Saingilo

Saingilo (Georgian: საინგილო) is a 19th-century term that is used to indicate parts of the districts of Balakan, Zaqatala and Qakh—territory of 4,780 km2—currently parts of Azerbaijan, populated by the ethnic Georgians — also known as Ingiloy people.

History

Initially this territory was a province of Caucasian Albania.[1][2][3][4] With decline of Caucasian Albania, the area was gradually incorporated into the Iberian kingdom forming one of its duchies (saeristavo) in the 5th century and its peoples were eventually assimilated into the Georgians proper. It was when the name Hereti first appeared in the Georgian sources. According to traditional accounts, the name of the province originated from the legendary patriarch "Heros", the son of Thargamos, who founded the city of Hereti (later known as Khoranta) at the Alazani River. During the Arab occupation the region was a separate kingdom (see also: Kingdom of Hereti) within Georgian cultural and political influence. At that time, Hereti became part of the Kingdom of Kakheti. The latter was annexed to Georgian Kingdom in 1104. After the displacement, during the early medieval period, of the central government from southern Georgia (Tao-Klarjeti) to eastern Georgia, these principalities came to play an especially significant role. In the fifteenth century the term "Hereti" gradually disappeared from the political nomenclature and was replaced by the word "Kakheti," which referred to Kakheti proper plus Hereti.

In the Middle Ages seven Georgian schools operated in Saingilo which included the courses of theology, philosophy, orthography, church history, and the history of Georgia and for the students. These schools played an essential cultural and educational. They put a vital contribution in establishing cultural relations among the peoples of the Caucasus. Literary materials were prepared in the schools for diffusion in the northern Caucasus. In the thirteenth to fourteenth centuries the use of the Georgian alphabet and Georgian Christian literature spread from Saingilo to the neighboring province of Dagestan, and churches were founded there, remnants of which can be seen today. For a long time, beginning in the fifth century, a significant part of Dagestan was within the sphere of Georgian political influence.
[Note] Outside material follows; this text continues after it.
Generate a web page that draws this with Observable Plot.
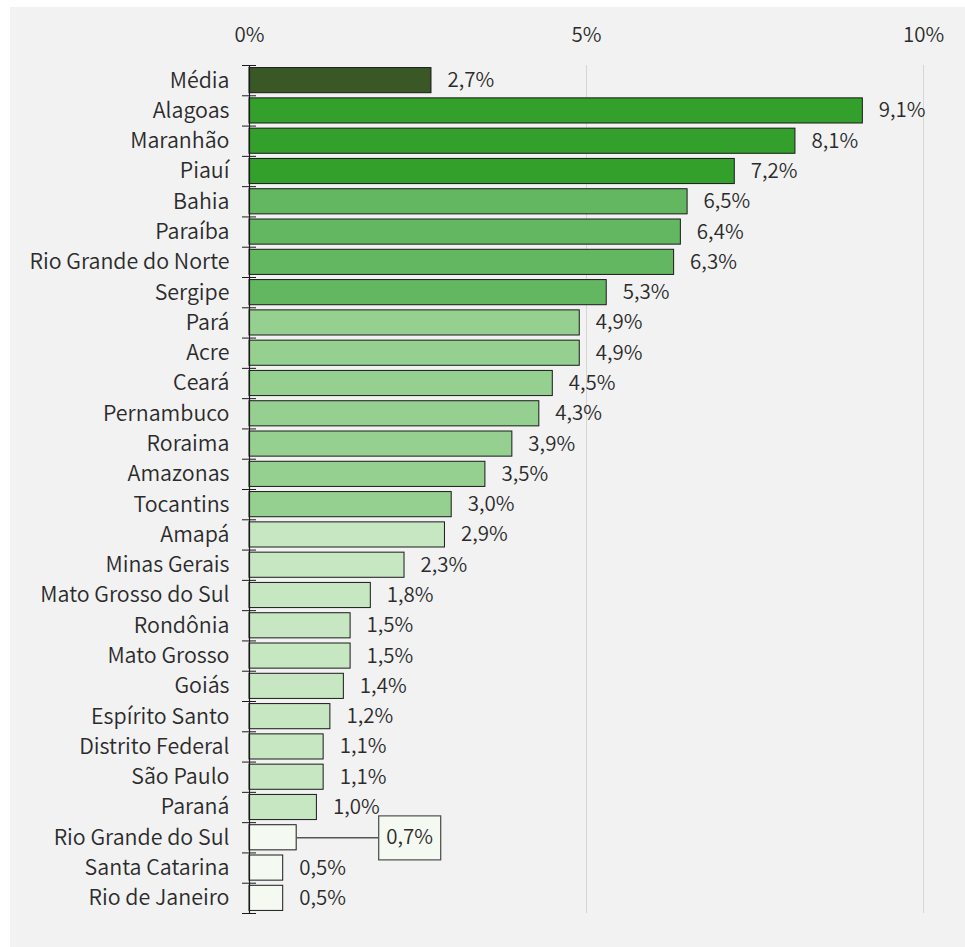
<!DOCTYPE html>
<html>
<head>
<meta charset="utf-8">
<script src="https://cdn.jsdelivr.net/npm/d3@7"></script>
<script src="https://cdn.jsdelivr.net/npm/@observablehq/plot@0.6"></script>
<style>
  html, body { margin: 0; padding: 0; background: #ffffff; }
  #panel { position: absolute; left: 10px; top: 7px; width: 955px; height: 940px; background: #f2f2f2; }
  #panel svg { background: transparent; font-family: "Noto Sans CJK JP", "Noto Sans", sans-serif; font-weight: 350; }
</style>
</head>
<body>
<div id="panel"></div>
<script>
const states = ["Média","Alagoas","Maranhão","Piauí","Bahia","Paraíba","Rio Grande do Norte","Sergipe","Pará","Acre","Ceará","Pernambuco","Roraima","Amazonas","Tocantins","Amapá","Minas Gerais","Mato Grosso do Sul","Rondônia","Mato Grosso","Goiás","Espírito Santo","Distrito Federal","São Paulo","Paraná","Rio Grande do Sul","Santa Catarina","Rio de Janeiro"];
const values = [2.7,9.1,8.1,7.2,6.5,6.4,6.3,5.3,4.9,4.9,4.5,4.3,3.9,3.5,3.0,2.9,2.3,1.8,1.5,1.5,1.4,1.2,1.1,1.1,1.0,0.7,0.5,0.5];
const groups = ["media","g1","g1","g1","g2","g2","g2","g2","g3","g3","g3","g3","g3","g3","g3","g4","g4","g4","g4","g4","g4","g4","g4","g4","g4","g5","g5","g5"];
const groupNames = ["media","g1","g2","g3","g4","g5"];
const groupColors = ["#3a5726","#33a02c","#63b760","#95d091","#c7e6c2","#f4f9f1"];
const xTicks = [0,5,10];
const highlighted = "Rio Grande do Sul";

const data = states.map((s, i) => ({state: s, value: values[i], group: groups[i], label: values[i].toFixed(1).replace(".", ",") + "%"}));

const W = 955, H = 940;
const mL = 239, mR = 42, mT = 58, mB = 34;
const step = (H - mT - mB) / states.length;
const pxPerUnit = (W - mL - mR) / 10;

const boxSymbol = { draw(ctx) { ctx.rect(-31, -22, 62, 44); } };

const chart = Plot.plot({
  width: W, height: H,
  marginLeft: mL, marginRight: mR, marginTop: mT, marginBottom: mB,
  style: { fontSize: "20px", color: "#2b2b2b", background: "transparent" },
  x: { domain: [0, 10], axis: null },
  y: { domain: states, padding: 0.17, paddingOuter: 0.085, round: false, axis: null },
  color: { domain: groupNames, range: groupColors },
  marks: [
    Plot.gridX(xTicks.filter(d => d > 0), { stroke: "#d6d6d6", strokeOpacity: 1, strokeWidth: 1 }),
    Plot.axisX(xTicks, { anchor: "top", label: null, tickSize: 0, tickPadding: 24, tickFormat: d => d + "%", fontSize: 20.5, fill: "#2b2b2b" }),
    Plot.axisY({ anchor: "left", label: null, tickSize: 0, tickPadding: 20, fontSize: 21.4, fill: "#2b2b2b" }),
    Plot.barX(data, { x: "value", y: "state", fill: "group", stroke: "#1a1a1a", strokeWidth: 1 }),
    Plot.ruleX([0], { stroke: "#1a1a1a", strokeWidth: 1.2 }),
    Plot.ruleY(states, { y: d => d, x1: -7 / pxPerUnit, x2: 7 / pxPerUnit, dy: -step / 2, stroke: "#1a1a1a", strokeWidth: 1 }),
    Plot.ruleY(states.slice(-1), { y: d => d, x1: -7 / pxPerUnit, x2: 7 / pxPerUnit, dy: step / 2, stroke: "#1a1a1a", strokeWidth: 1 }),
    Plot.text(data.filter(d => d.state !== highlighted), { x: "value", y: "state", text: "label", textAnchor: "start", dx: 16, fontSize: 20.5, fill: "#2b2b2b" }),
    Plot.ruleY(data.filter(d => d.state === highlighted), { y: "state", x1: "value", x2: d => d.value + 82 / pxPerUnit, stroke: "#555", strokeWidth: 1.5 }),
    Plot.dot(data.filter(d => d.state === highlighted), { x: "value", y: "state", dx: 113, symbol: boxSymbol, r: 10, fill: "#f4f9f1", stroke: "#555", strokeWidth: 1.3 }),
    Plot.text(data.filter(d => d.state === highlighted), { x: "value", y: "state", text: "label", textAnchor: "middle", dx: 113, fontSize: 20.5, fill: "#2b2b2b" })
  ]
});
document.getElementById("panel").appendChild(chart);
</script>
</body>
</html>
In the early 17th century, Shah Abbas I of Safavid of Persia took these lands from the king of Kakheti and granted them to the Dagestani feudal clans who enjoyed a degree of autonomy ( society Djar-Belakan, the sultanate of Elisu). Northern Caucasian mountaineeres established there Avarian (in the Ch'ar-Belakan District) and Tsakhurian "free communes." As a result of raids (Lekianoba) conducted by bands of Avar and Tsakhur warriors in Saingilo, the Ingilos became serfs of the Dagestanian rulers, who forced them to make pay tribute. Some Dagestanian families hired themselves out as temporary workers on Ingilo farms. In this way, gradually, by peaceful or hostile means, these tribes settled in Saingilo and colonized it. Already after the foundation of the sultanate of Elisu the conquerors had, by a concerted effort, undertaken the Islamization of the region.

After 1801, when the Kingdom of Kartli-Kakheti (eastern Georgia) became part of the Russian Empire the region ended up in the Imperial Russian conquest in 1803. After dissolving Sultanate of İlisu, it was initially part of Jaro-Belokany region, laterly became Zakatal Okrug in Tiflis Governorate. From 1918 to 1920 both Democratic Republic of Georgia (DRG) and Azerbaijan Democratic Republic (ADR) claimed its territory as theirs, but the dispute never led to an armed confrontation. After the fall of the ADR in 1920, Soviet Russia and Azerbaijan SSR recognized it as part of Georgia whose government granted these lands a degree of internal autonomy. Following the Sovietization of Georgia in 1921, the area officially became part of Azerbaijan as it was put under Azerbaijan SSR by the central communist government in Moscow in 1922. Nowadays there are Georgians — Ingiloy people (Georgian: ინგილოები/ჰერები; Azerbaijani: Ingiloylar) — living in this region of Azerbaijan (districts of Qax, Balakan and Zaqatala). Ingiloys (more than 11,000 as of 1999) are an ethnographic group of Georgian people. Most of the Ingiloys residing in Qakh district remain Christians at present, those living in Balakan and Zaqatala are mostly Muslim.